The new key facts regime which is due to replace the key features regime for funds from February next year is subject to delay because of difficulty in getting agreement at an EU level about its contents. One of the key topics is the inclusion of past performance information. The discussions centre on how it should be presented. It seems likely performance will be shown in two ways:

•A line graph showing cumulative returns on a £1,000 investment

•A bar chart showing percentage returns on a discrete annual basis.

This information will be of interest to investors but the key area of focus for industry professionals, as well as more sophisticated clients, is the area of performance relative to peer group. In this regard the Investment Management Association&#39s sector definitions are of paramount importance.

The sectors subdivide UK domiciled funds into categories which allow easy comparison of funds with similar investment objectives. A list of sector definitions is available on the IMA website (www.investmentfunds.org.uk). The system is currently being strengthened with the introduction of a formalised system of sector monitoring.

The new process involves Lipper, on behalf of the IMA, collecting and analysing portfolio data for all UK domiciled funds. Monthly reports show sector by sector which funds are not invested in accordance with the sector definition.

If a fund is not invested within the parameters of its sector, IMA writes to the fund manager and gives them the opportunity to bring the fund back into line with the sector definition.

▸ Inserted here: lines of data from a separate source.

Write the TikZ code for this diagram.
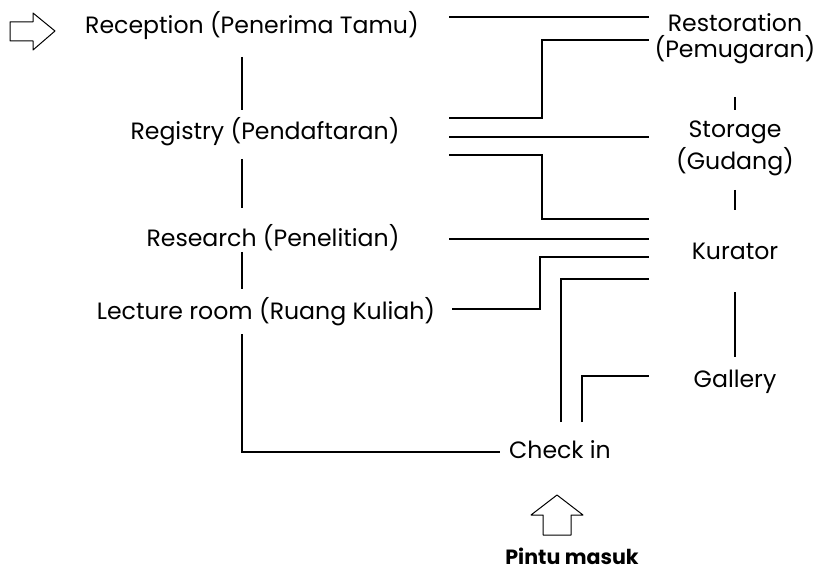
\documentclass[tikz,border=0pt]{standalone}
\usepackage{fontspec}
\setmainfont{Poppins}
\begin{document}
\begin{tikzpicture}[x=0.5pt,y=-0.5pt,
  room/.style={font=\fontsize{11.8}{14}\selectfont,anchor=base,inner sep=0pt},
  link/.style={line width=0.9pt},
  outline/.style={line width=0.5pt,line join=round}]
\useasboundingbox (0,0) rectangle (824,572);
% left column
\node[room] (reception) at (252,34) {Reception (Penerima Tamu)};
\node[room] (registry) at (265,140) {Registry (Pendaftaran)};
\node[room] (research) at (273,247) {Research (Penelitian)};
\node[room] (lecture) at (266,319) {Lecture room (Ruang Kuliah)};
\node[room] (checkin) at (560,458) {Check in};
\node[room,font=\fontsize{10.3}{12}\selectfont\bfseries] (pintu) at (572,564) {Pintu masuk};
% right column
\node[room] (restoration) at (735,32) {Restoration};
\node[room] (pemugaran) at (735,58) {(Pemugaran)};
\node[room] (storage) at (735,138) {Storage};
\node[room] (gudang) at (735,170) {(Gudang)};
\node[room] (kurator) at (735,260) {Kurator};
\node[room] (gallery) at (735,387) {Gallery};
% ports
\coordinate (recB) at (242,57);  \coordinate (regT) at (242,110);
\coordinate (regB) at (242,159); \coordinate (resT) at (242,208);
\coordinate (resB) at (242,252); \coordinate (lecT) at (242,289);
\coordinate (lecB) at (242,334); \coordinate (chkL) at (500,452);
\coordinate (pemB) at (735,97);  \coordinate (stoT) at (735,110);
\coordinate (gudB) at (735,190); \coordinate (kurT) at (735,210);
\coordinate (kurB) at (735,292); \coordinate (galT) at (735,357);
\draw[link] (recB) -- (regT);
\draw[link] (regB) -- (resT);
\draw[link] (resB) -- (lecT);
\draw[link] (lecB) |- (chkL);
\draw[link] (pemB) -- (stoT);
\draw[link] (gudB) -- (kurT);
\draw[link] (kurB) -- (galT);
% connectors to the right column
\coordinate (recR) at (449,17);  \coordinate (resL) at (649,17);
\coordinate (regR1) at (449,118); \coordinate (pemL) at (649,40);
\coordinate (regR2) at (449,137); \coordinate (stoL) at (649,137);
\coordinate (regR3) at (449,155); \coordinate (kurL1) at (649,219);
\coordinate (rseR) at (449,239); \coordinate (kurL2) at (649,239);
\coordinate (lecR) at (452,309); \coordinate (kurL3) at (649,257);
\coordinate (chkT1) at (561,422); \coordinate (kurL4) at (649,279);
\coordinate (chkT2) at (582,422); \coordinate (galL) at (649,376);
\draw[link] (recR) -- (resL);
\draw[link] (regR1) -| (542,40) -- (pemL);
\draw[link] (regR2) -- (stoL);
\draw[link] (regR3) -| (542,219) -- (kurL1);
\draw[link] (rseR) -- (kurL2);
\draw[link] (lecR) -| (540,257) -- (kurL3);
\draw[link] (chkT1) |- (kurL4);
\draw[link] (chkT2) |- (galL);
% entrance arrows
\draw[outline] (10,22) -- (33,22) -- (33,13) -- (55,31) -- (33,50) -- (33,41) -- (10,41) -- cycle;
\draw[outline] (557,495) -- (583,515) -- (571,515) -- (571,535) -- (543,535) -- (543,515) -- (531,515) -- cycle;
\end{tikzpicture}
\end{document}
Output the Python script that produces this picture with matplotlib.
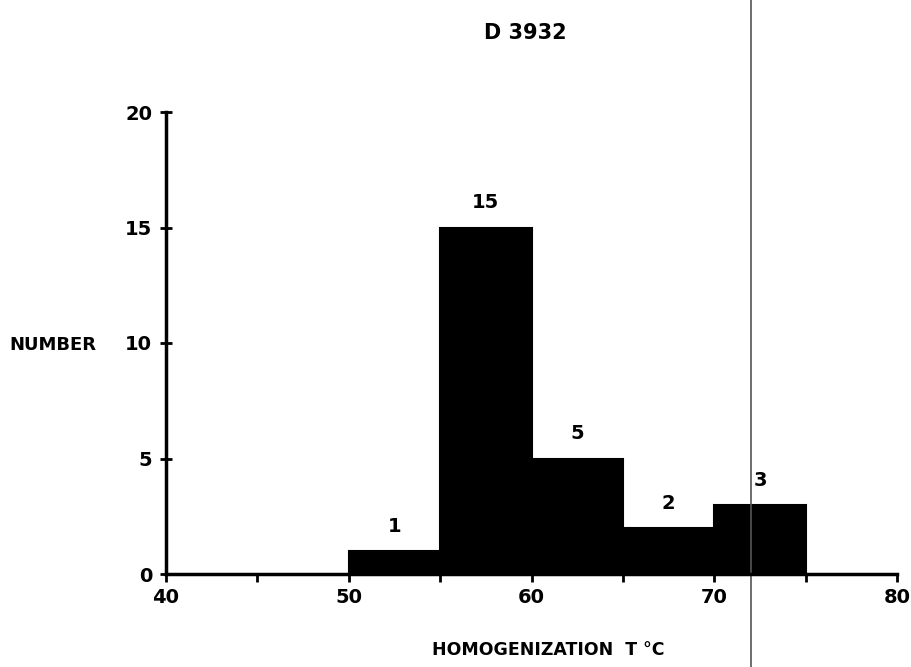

Alternatively, the manager can continue investing as before with the fund classified in a more appropriate sector.

A small number of fund groups have been unhappy with this approach, saying that IMA is forcing them to change the way they run the money. They have completely missed the point – IMA is in no way trying to determine how portfolios are managed, it is simply trying to ensure that funds are classified in the most appropriate sector to minimise investor misunderstanding.

Fund groups can opt out of the sector monitoring process, either for their whole range or for specific funds. The funds concerned will be categorised as unclassified – as such, they will not be included in the mainstream sectors.

Being unclassified does not imply any problem with a fund – there are perfectly innocent reasons why a fund might be so categorised. For instance, institutional funds or funds not publicly marketed may have no need or desire to be compared categorised in what have essentially been retail-driven sectors. By opting out, a fund house and associated clients are simply prevented from analysing their performance relative to a particular sector. They can, however, still show performance relative to the specific benchmark.

This new system is still in its early days but it should be seen as a hugely beneficial move for the industry. Potentially more changes are afoot with the news that one of the data providers plans to promote their database which allows comparison of all funds registered for sale in the UK.

This includes all UK domiciled funds and funds domiciled in other jurisdictions (such as Ireland and Luxemburg) which have been registered for sale in the UK by the FSA. The inclusion of offshore funds registered for sale in the UK will almost double the number of funds to around 4,000.

The availability of this analysis is not new, but to date it has not been widely promoted. Offshore funds registered for sale in the UK will be subject to broadly equivalent regulation to a UK fund but advisers should consider other factors.

There may be tax and currency issues as well as an absence of sector monitoring in relation to offshore funds. This does not mean advisers should not consider offshore funds – they simply need to be aware of them when doing their research.